El aquelarre
Despuntes hipersensibles.
La Quinta del Sordo acogió a Francisco de Goya en sus últimos años. Esos en los que, se dice, había perdido la razón y se abandonó a las sombras. Esos en los que el carácter sórdido de su época absorbió su búsqueda estética. Esos en los que produjo escalofríos y reprodujo la barbarie de los primeros despuntes hipersensibles del siglo XIX. Algo hubo en la soledad sombría de la finca que llamó a los espectros a bailar entre las paredes: los estertores del rococó mezclados con las pretensiones fallidas del movimiento neoclásico. Quizá fuese por este mismo estruendo confuso que el artista se encerrase a pintar en la soledad.
Es durante esta época que vuelca su obra a las artes oscuras. Resulta natural, entonces, que haya dedicado dos años a la serie Asuntos de brujas (1797–1798): seis cuadros que, inicialmente, estaban pensados con fines decorativos para el palacio de «El Capricho», por encargo de los duques de Osuna.

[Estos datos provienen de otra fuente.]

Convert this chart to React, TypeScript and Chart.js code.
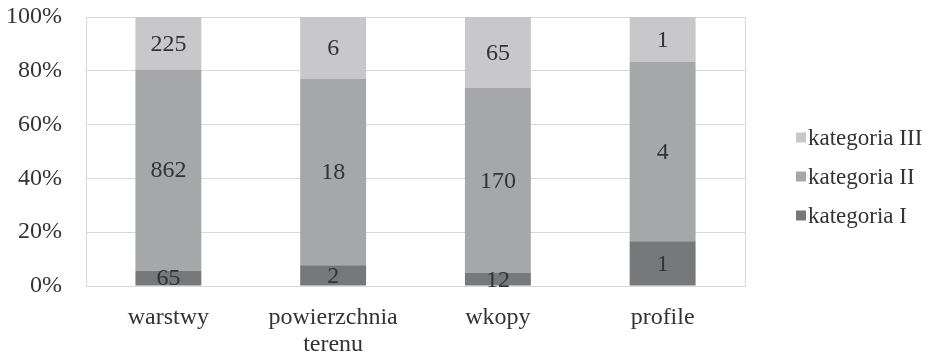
import React, { useEffect, useRef } from "react";
import { Chart, registerables } from "chart.js";

Chart.register(...registerables);

const categories: (string | string[])[] = ["warstwy", ["powierzchnia", "terenu"], "wkopy", "profile"];
const seriesNames = ["kategoria I", "kategoria II", "kategoria III"];
const kategoriaI = [65, 2, 12, 1];
const kategoriaII = [862, 18, 170, 4];
const kategoriaIII = [225, 6, 65, 1];
const seriesColors = ["#77787a", "#a6a7a9", "#c8c8ca"];
const yTicks = [0, 20, 40, 60, 80, 100];

const FONT = "Liberation Serif, Tinos, Times New Roman, Times, DejaVu Serif, serif";
const TEXT = "#333333";

export default function App() {
  const ref = useRef<HTMLCanvasElement | null>(null);

  useEffect(() => {
    const canvas = ref.current;
    if (!canvas) return;
    let chart: Chart | null = null;
    let cancelled = false;

    const counts = [kategoriaI, kategoriaII, kategoriaIII];
    const totals = categories.map((_, i) => counts.reduce((s, arr) => s + arr[i], 0));
    const datasets = counts.map((arr, k) => ({
      label: seriesNames[k],
      data: arr.map((v, i) => (v / totals[i]) * 100),
      counts: arr,
      backgroundColor: seriesColors[k],
      borderWidth: 0,
      categoryPercentage: 1,
      barPercentage: 0.4,
    }));

    // plot frame drawn on top of the grid
    const framePlugin = {
      id: "frame",
      beforeDatasetsDraw(c: any) {
        const { ctx, chartArea: a } = c;
        ctx.save();
        ctx.strokeStyle = "#d9d9d9";
        ctx.lineWidth = 1;
        ctx.strokeRect(Math.round(a.left) + 0.5, Math.round(a.top) + 0.5, Math.round(a.right - a.left), Math.round(a.bottom - a.top));
        ctx.restore();
      },
    };

    // count labels centred in each segment
    const valuePlugin = {
      id: "values",
      afterDatasetsDraw(c: any) {
        const { ctx } = c;
        ctx.save();
        ctx.font = `24px ${FONT}`;
        ctx.fillStyle = TEXT;
        ctx.textAlign = "center";
        ctx.textBaseline = "middle";
        c.data.datasets.forEach((ds: any, di: number) => {
          const meta = c.getDatasetMeta(di);
          meta.data.forEach((bar: any, i: number) => {
            const y = (bar.y + bar.base) / 2;
            ctx.fillText(String(ds.counts[i]), bar.x, y + 1);
          });
        });
        ctx.restore();
      },
    };

    // legend at the right, top entry = last series
    const legendPlugin = {
      id: "sideLegend",
      afterDraw(c: any) {
        const { ctx, chartArea: a, height } = c;
        const n = seriesNames.length;
        const step = 39;
        const cy = height / 2;
        const x0 = a.right + 51;
        ctx.save();
        ctx.font = `23px ${FONT}`;
        ctx.textBaseline = "middle";
        ctx.textAlign = "left";
        for (let r = 0; r < n; r++) {
          const k = n - 1 - r;
          const y = cy + (r - (n - 1) / 2) * step;
          ctx.fillStyle = seriesColors[k];
          ctx.fillRect(x0, y - 6, 10, 10);
          ctx.fillStyle = TEXT;
          ctx.fillText(seriesNames[k], x0 + 12, y);
        }
        ctx.restore();
      },
    };

    const build = () => {
      if (cancelled) return;
      chart = new Chart(canvas, {
        type: "bar",
        data: { labels: categories as any, datasets: datasets as any },
        options: {
          animation: false,
          responsive: false,
          layout: { padding: { left: 6, right: 185, top: 17, bottom: 0 } },
          plugins: { legend: { display: false }, tooltip: { enabled: false } },
          scales: {
            x: {
              stacked: true,
              grid: { display: false, drawTicks: false },
              border: { display: false },
              ticks: { color: TEXT, font: { family: FONT, size: 24, lineHeight: 1.125 }, padding: 18, maxRotation: 0, autoSkip: false },
              afterFit(scale: any) {
                scale.height = 69;
                scale.paddingLeft = 0;
                scale.paddingRight = 0;
              },
            },
            y: {
              stacked: true,
              min: 0,
              max: 100,
              afterBuildTicks(scale: any) {
                scale.ticks = yTicks.map((v) => ({ value: v }));
              },
              grid: { color: "#d9d9d9", drawTicks: false },
              border: { display: false },
              ticks: {
                color: TEXT,
                font: { family: FONT, size: 24 },
                padding: 24,
                callback: (v: any) => `${v}%`,
              },
              afterFit(scale: any) {
                scale.width = 80;
                scale.paddingTop = 0;
                scale.paddingBottom = 0;
              },
            },
          },
        },
        plugins: [framePlugin, valuePlugin, legendPlugin],
      });
    };

    const fonts: any = (document as any).fonts;
    if (fonts && fonts.load) {
      Promise.all([fonts.load(`24px ${FONT}`), fonts.load(`23px ${FONT}`)])
        .catch(() => undefined)
        .then(build);
    } else {
      build();
    }

    return () => {
      cancelled = true;
      if (chart) chart.destroy();
    };
  }, []);

  return (
    <div style={{ position: "absolute", left: 0, top: 0, width: 930, height: 355, background: "#fff", fontFamily: FONT }}>
      <canvas ref={ref} width={930} height={355} />
    </div>
  );
}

Hay una insistencia en lo terrible, en lo oculto: en ese dolor que produce solamente la angustia de cuando la Razón se va a otra parte, y el caos se desata. Sin embargo, dentro de ese baile oscuro, se destaca El aquelarre (1798), en la que un macho cabrío parece dictar la suerte de aquellos que se sientan en torno suyo.
La obra enfatiza un romanticismo incipiente, en la que la pasión se postula sobre el carácter racional del ser humano. En esa estética de lo sublime de lo terrible es evidente una preocupación que se deslinda del proyecto ilustrado, y que tiende hacia esa desconfianza a los productos del movimiento empirista. Es el cataclismo de una razón que se ha vuelto loca, y que se expande lentamente al ámbito artístico: cada vez más sensible, cada vez más oscuro, cada vez más desquiciado.